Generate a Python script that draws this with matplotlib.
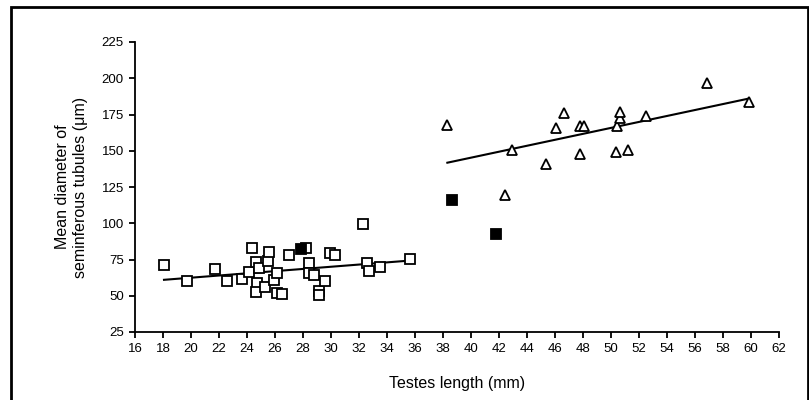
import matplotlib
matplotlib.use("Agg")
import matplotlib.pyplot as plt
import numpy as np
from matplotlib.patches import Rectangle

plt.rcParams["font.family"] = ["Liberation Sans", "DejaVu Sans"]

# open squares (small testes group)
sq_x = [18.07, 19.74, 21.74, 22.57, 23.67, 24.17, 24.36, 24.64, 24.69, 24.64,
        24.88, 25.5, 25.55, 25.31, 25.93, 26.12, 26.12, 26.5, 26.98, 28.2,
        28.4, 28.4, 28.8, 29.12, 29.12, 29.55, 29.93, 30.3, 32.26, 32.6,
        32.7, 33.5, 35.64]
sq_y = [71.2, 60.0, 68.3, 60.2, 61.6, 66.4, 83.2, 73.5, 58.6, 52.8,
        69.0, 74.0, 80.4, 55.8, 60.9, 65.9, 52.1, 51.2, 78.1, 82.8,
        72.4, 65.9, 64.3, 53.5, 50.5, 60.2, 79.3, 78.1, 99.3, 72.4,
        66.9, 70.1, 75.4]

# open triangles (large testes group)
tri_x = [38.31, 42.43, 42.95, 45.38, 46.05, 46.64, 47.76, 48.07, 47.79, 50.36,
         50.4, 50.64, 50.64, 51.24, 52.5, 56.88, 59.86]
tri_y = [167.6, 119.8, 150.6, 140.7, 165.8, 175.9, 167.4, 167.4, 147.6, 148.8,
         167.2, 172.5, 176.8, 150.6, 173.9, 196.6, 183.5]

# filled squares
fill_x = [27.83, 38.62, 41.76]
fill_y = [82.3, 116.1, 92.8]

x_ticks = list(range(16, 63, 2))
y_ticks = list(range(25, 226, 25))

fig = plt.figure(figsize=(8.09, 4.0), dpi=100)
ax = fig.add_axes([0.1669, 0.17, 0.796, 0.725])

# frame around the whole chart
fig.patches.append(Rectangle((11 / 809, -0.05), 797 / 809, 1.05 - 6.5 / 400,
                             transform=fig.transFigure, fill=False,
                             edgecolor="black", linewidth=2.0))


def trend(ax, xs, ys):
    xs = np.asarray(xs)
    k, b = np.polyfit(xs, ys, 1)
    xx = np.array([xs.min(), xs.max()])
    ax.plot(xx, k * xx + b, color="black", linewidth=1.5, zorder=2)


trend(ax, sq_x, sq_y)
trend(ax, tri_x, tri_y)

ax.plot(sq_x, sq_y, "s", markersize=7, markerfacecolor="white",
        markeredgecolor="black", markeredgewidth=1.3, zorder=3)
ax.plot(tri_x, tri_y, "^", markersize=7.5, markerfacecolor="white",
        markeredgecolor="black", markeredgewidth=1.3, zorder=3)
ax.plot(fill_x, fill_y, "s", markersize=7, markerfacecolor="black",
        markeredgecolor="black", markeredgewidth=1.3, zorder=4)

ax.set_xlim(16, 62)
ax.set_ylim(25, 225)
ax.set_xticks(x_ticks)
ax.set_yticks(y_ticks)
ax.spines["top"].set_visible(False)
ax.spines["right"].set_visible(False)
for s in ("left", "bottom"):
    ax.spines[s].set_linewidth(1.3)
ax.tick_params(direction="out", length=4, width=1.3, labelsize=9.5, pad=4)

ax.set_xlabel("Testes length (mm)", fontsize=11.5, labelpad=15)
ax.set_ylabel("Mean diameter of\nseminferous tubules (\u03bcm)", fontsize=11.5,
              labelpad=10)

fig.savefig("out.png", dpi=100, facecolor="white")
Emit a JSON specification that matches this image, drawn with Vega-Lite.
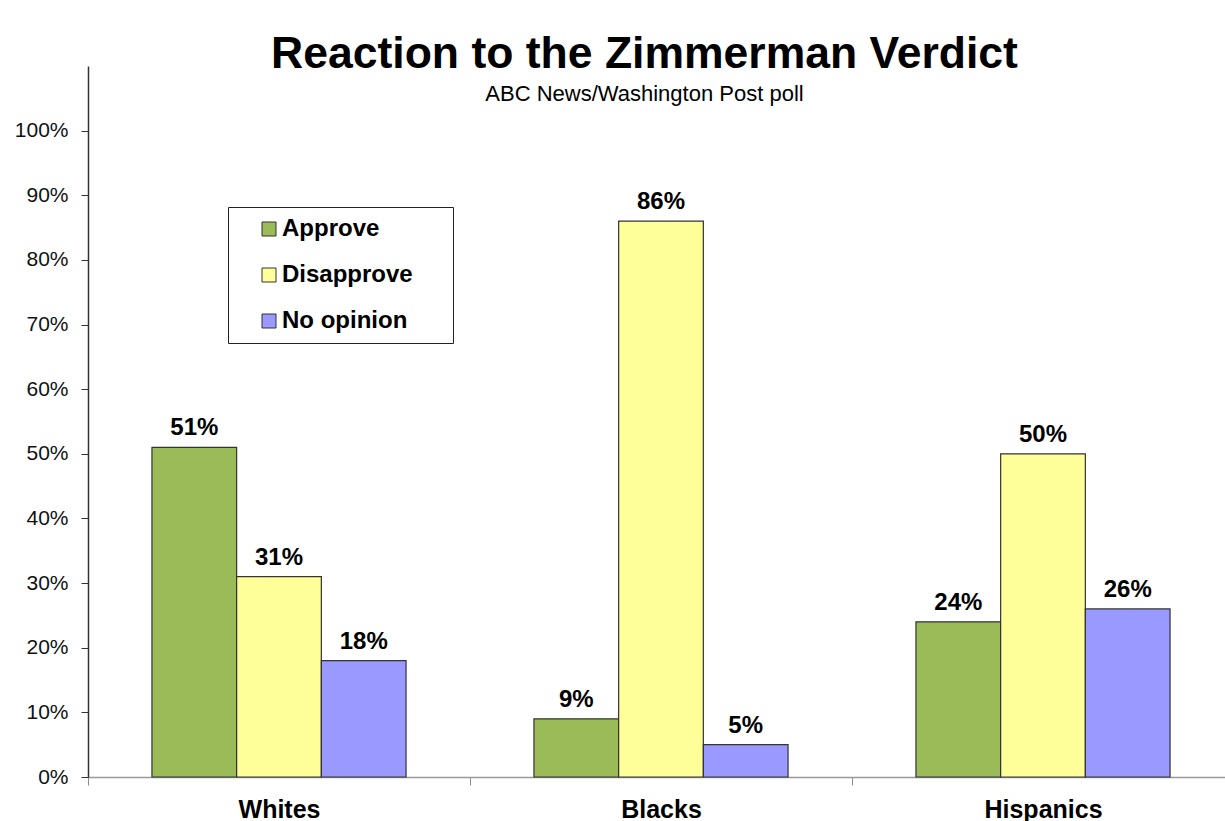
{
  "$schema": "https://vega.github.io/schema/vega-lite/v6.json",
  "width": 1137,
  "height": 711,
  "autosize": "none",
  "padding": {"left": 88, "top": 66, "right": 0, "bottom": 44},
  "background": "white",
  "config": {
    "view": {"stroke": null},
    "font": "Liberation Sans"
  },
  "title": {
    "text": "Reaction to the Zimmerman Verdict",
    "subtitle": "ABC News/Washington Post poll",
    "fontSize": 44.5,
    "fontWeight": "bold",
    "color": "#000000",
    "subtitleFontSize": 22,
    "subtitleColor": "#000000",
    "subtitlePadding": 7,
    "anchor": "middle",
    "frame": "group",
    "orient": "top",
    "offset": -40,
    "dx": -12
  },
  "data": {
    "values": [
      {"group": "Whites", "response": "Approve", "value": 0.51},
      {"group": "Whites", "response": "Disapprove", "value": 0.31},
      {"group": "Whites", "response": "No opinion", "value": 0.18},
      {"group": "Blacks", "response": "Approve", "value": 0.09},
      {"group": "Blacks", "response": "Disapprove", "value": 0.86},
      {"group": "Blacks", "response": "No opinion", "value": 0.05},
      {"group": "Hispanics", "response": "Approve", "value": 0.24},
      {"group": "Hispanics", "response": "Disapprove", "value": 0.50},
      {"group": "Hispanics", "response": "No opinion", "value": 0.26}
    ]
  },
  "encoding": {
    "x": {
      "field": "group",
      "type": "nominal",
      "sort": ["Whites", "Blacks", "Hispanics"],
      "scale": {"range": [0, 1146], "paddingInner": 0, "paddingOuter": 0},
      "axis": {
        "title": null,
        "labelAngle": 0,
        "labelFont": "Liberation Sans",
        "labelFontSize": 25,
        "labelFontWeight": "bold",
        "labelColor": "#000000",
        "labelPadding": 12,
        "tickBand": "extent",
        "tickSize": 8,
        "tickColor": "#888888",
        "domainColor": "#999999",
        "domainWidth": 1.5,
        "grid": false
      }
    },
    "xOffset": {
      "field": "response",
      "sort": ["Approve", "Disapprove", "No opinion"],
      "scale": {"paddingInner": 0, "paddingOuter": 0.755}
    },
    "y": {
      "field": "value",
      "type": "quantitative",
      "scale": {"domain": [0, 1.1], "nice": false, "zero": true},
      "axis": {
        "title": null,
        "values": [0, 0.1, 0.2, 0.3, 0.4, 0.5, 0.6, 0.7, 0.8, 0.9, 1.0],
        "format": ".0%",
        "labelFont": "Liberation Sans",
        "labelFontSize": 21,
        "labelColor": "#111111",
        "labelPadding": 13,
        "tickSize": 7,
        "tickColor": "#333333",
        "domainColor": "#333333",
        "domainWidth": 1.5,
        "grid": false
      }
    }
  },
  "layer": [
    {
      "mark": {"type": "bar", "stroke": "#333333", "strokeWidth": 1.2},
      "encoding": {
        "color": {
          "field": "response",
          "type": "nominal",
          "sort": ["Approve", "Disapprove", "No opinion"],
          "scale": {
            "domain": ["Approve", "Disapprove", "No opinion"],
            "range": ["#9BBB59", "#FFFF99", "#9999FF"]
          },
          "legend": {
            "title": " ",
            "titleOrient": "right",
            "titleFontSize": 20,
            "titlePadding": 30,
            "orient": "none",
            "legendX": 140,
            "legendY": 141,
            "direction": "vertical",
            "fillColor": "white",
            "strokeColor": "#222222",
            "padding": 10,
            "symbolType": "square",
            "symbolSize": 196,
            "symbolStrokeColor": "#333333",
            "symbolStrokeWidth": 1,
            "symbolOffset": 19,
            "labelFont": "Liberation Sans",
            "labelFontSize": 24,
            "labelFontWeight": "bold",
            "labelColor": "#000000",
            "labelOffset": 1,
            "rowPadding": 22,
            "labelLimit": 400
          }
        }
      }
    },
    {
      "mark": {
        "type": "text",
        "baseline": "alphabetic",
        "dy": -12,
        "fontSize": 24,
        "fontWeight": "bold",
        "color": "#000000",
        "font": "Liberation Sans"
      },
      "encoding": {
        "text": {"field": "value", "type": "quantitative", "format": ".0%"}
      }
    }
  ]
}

+===+

Exercise task
Give all the lines above again, character for character, without pictures.

Worked solution
Generate a Python script that draws this with matplotlib.
import matplotlib
matplotlib.use("Agg")
import matplotlib.pyplot as plt
import numpy as np
from matplotlib.patches import Rectangle

plt.rcParams["font.family"] = ["Liberation Sans", "DejaVu Sans"]

# open squares (small testes group)
sq_x = [18.07, 19.74, 21.74, 22.57, 23.67, 24.17, 24.36, 24.64, 24.69, 24.64,
        24.88, 25.5, 25.55, 25.31, 25.93, 26.12, 26.12, 26.5, 26.98, 28.2,
        28.4, 28.4, 28.8, 29.12, 29.12, 29.55, 29.93, 30.3, 32.26, 32.6,
        32.7, 33.5, 35.64]
sq_y = [71.2, 60.0, 68.3, 60.2, 61.6, 66.4, 83.2, 73.5, 58.6, 52.8,
        69.0, 74.0, 80.4, 55.8, 60.9, 65.9, 52.1, 51.2, 78.1, 82.8,
        72.4, 65.9, 64.3, 53.5, 50.5, 60.2, 79.3, 78.1, 99.3, 72.4,
        66.9, 70.1, 75.4]

# open triangles (large testes group)
tri_x = [38.31, 42.43, 42.95, 45.38, 46.05, 46.64, 47.76, 48.07, 47.79, 50.36,
         50.4, 50.64, 50.64, 51.24, 52.5, 56.88, 59.86]
tri_y = [167.6, 119.8, 150.6, 140.7, 165.8, 175.9, 167.4, 167.4, 147.6, 148.8,
         167.2, 172.5, 176.8, 150.6, 173.9, 196.6, 183.5]

# filled squares
fill_x = [27.83, 38.62, 41.76]
fill_y = [82.3, 116.1, 92.8]

x_ticks = list(range(16, 63, 2))
y_ticks = list(range(25, 226, 25))

fig = plt.figure(figsize=(8.09, 4.0), dpi=100)
ax = fig.add_axes([0.1669, 0.17, 0.796, 0.725])

# frame around the whole chart
fig.patches.append(Rectangle((11 / 809, -0.05), 797 / 809, 1.05 - 6.5 / 400,
                             transform=fig.transFigure, fill=False,
                             edgecolor="black", linewidth=2.0))


def trend(ax, xs, ys):
    xs = np.asarray(xs)
    k, b = np.polyfit(xs, ys, 1)
    xx = np.array([xs.min(), xs.max()])
    ax.plot(xx, k * xx + b, color="black", linewidth=1.5, zorder=2)


trend(ax, sq_x, sq_y)
trend(ax, tri_x, tri_y)

ax.plot(sq_x, sq_y, "s", markersize=7, markerfacecolor="white",
        markeredgecolor="black", markeredgewidth=1.3, zorder=3)
ax.plot(tri_x, tri_y, "^", markersize=7.5, markerfacecolor="white",
        markeredgecolor="black", markeredgewidth=1.3, zorder=3)
ax.plot(fill_x, fill_y, "s", markersize=7, markerfacecolor="black",
        markeredgecolor="black", markeredgewidth=1.3, zorder=4)

ax.set_xlim(16, 62)
ax.set_ylim(25, 225)
ax.set_xticks(x_ticks)
ax.set_yticks(y_ticks)
ax.spines["top"].set_visible(False)
ax.spines["right"].set_visible(False)
for s in ("left", "bottom"):
    ax.spines[s].set_linewidth(1.3)
ax.tick_params(direction="out", length=4, width=1.3, labelsize=9.5, pad=4)

ax.set_xlabel("Testes length (mm)", fontsize=11.5, labelpad=15)
ax.set_ylabel("Mean diameter of\nseminferous tubules (\u03bcm)", fontsize=11.5,
              labelpad=10)

fig.savefig("out.png", dpi=100, facecolor="white")
Emit a JSON specification that matches this image, drawn with Vega-Lite.
{
  "$schema": "https://vega.github.io/schema/vega-lite/v6.json",
  "width": 1137,
  "height": 711,
  "autosize": "none",
  "padding": {"left": 88, "top": 66, "right": 0, "bottom": 44},
  "background": "white",
  "config": {
    "view": {"stroke": null},
    "font": "Liberation Sans"
  },
  "title": {
    "text": "Reaction to the Zimmerman Verdict",
    "subtitle": "ABC News/Washington Post poll",
    "fontSize": 44.5,
    "fontWeight": "bold",
    "color": "#000000",
    "subtitleFontSize": 22,
    "subtitleColor": "#000000",
    "subtitlePadding": 7,
    "anchor": "middle",
    "frame": "group",
    "orient": "top",
    "offset": -40,
    "dx": -12
  },
  "data": {
    "values": [
      {"group": "Whites", "response": "Approve", "value": 0.51},
      {"group": "Whites", "response": "Disapprove", "value": 0.31},
      {"group": "Whites", "response": "No opinion", "value": 0.18},
      {"group": "Blacks", "response": "Approve", "value": 0.09},
      {"group": "Blacks", "response": "Disapprove", "value": 0.86},
      {"group": "Blacks", "response": "No opinion", "value": 0.05},
      {"group": "Hispanics", "response": "Approve", "value": 0.24},
      {"group": "Hispanics", "response": "Disapprove", "value": 0.50},
      {"group": "Hispanics", "response": "No opinion", "value": 0.26}
    ]
  },
  "encoding": {
    "x": {
      "field": "group",
      "type": "nominal",
      "sort": ["Whites", "Blacks", "Hispanics"],
      "scale": {"range": [0, 1146], "paddingInner": 0, "paddingOuter": 0},
      "axis": {
        "title": null,
        "labelAngle": 0,
        "labelFont": "Liberation Sans",
        "labelFontSize": 25,
        "labelFontWeight": "bold",
        "labelColor": "#000000",
        "labelPadding": 12,
        "tickBand": "extent",
        "tickSize": 8,
        "tickColor": "#888888",
        "domainColor": "#999999",
        "domainWidth": 1.5,
        "grid": false
      }
    },
    "xOffset": {
      "field": "response",
      "sort": ["Approve", "Disapprove", "No opinion"],
      "scale": {"paddingInner": 0, "paddingOuter": 0.755}
    },
    "y": {
      "field": "value",
      "type": "quantitative",
      "scale": {"domain": [0, 1.1], "nice": false, "zero": true},
      "axis": {
        "title": null,
        "values": [0, 0.1, 0.2, 0.3, 0.4, 0.5, 0.6, 0.7, 0.8, 0.9, 1.0],
        "format": ".0%",
        "labelFont": "Liberation Sans",
        "labelFontSize": 21,
        "labelColor": "#111111",
        "labelPadding": 13,
        "tickSize": 7,
        "tickColor": "#333333",
        "domainColor": "#333333",
        "domainWidth": 1.5,
        "grid": false
      }
    }
  },
  "layer": [
    {
      "mark": {"type": "bar", "stroke": "#333333", "strokeWidth": 1.2},
      "encoding": {
        "color": {
          "field": "response",
          "type": "nominal",
          "sort": ["Approve", "Disapprove", "No opinion"],
          "scale": {
            "domain": ["Approve", "Disapprove", "No opinion"],
            "range": ["#9BBB59", "#FFFF99", "#9999FF"]
          },
          "legend": {
            "title": " ",
            "titleOrient": "right",
            "titleFontSize": 20,
            "titlePadding": 30,
            "orient": "none",
            "legendX": 140,
            "legendY": 141,
            "direction": "vertical",
            "fillColor": "white",
            "strokeColor": "#222222",
            "padding": 10,
            "symbolType": "square",
            "symbolSize": 196,
            "symbolStrokeColor": "#333333",
            "symbolStrokeWidth": 1,
            "symbolOffset": 19,
            "labelFont": "Liberation Sans",
            "labelFontSize": 24,
            "labelFontWeight": "bold",
            "labelColor": "#000000",
            "labelOffset": 1,
            "rowPadding": 22,
            "labelLimit": 400
          }
        }
      }
    },
    {
      "mark": {
        "type": "text",
        "baseline": "alphabetic",
        "dy": -12,
        "fontSize": 24,
        "fontWeight": "bold",
        "color": "#000000",
        "font": "Liberation Sans"
      },
      "encoding": {
        "text": {"field": "value", "type": "quantitative", "format": ".0%"}
      }
    }
  ]
}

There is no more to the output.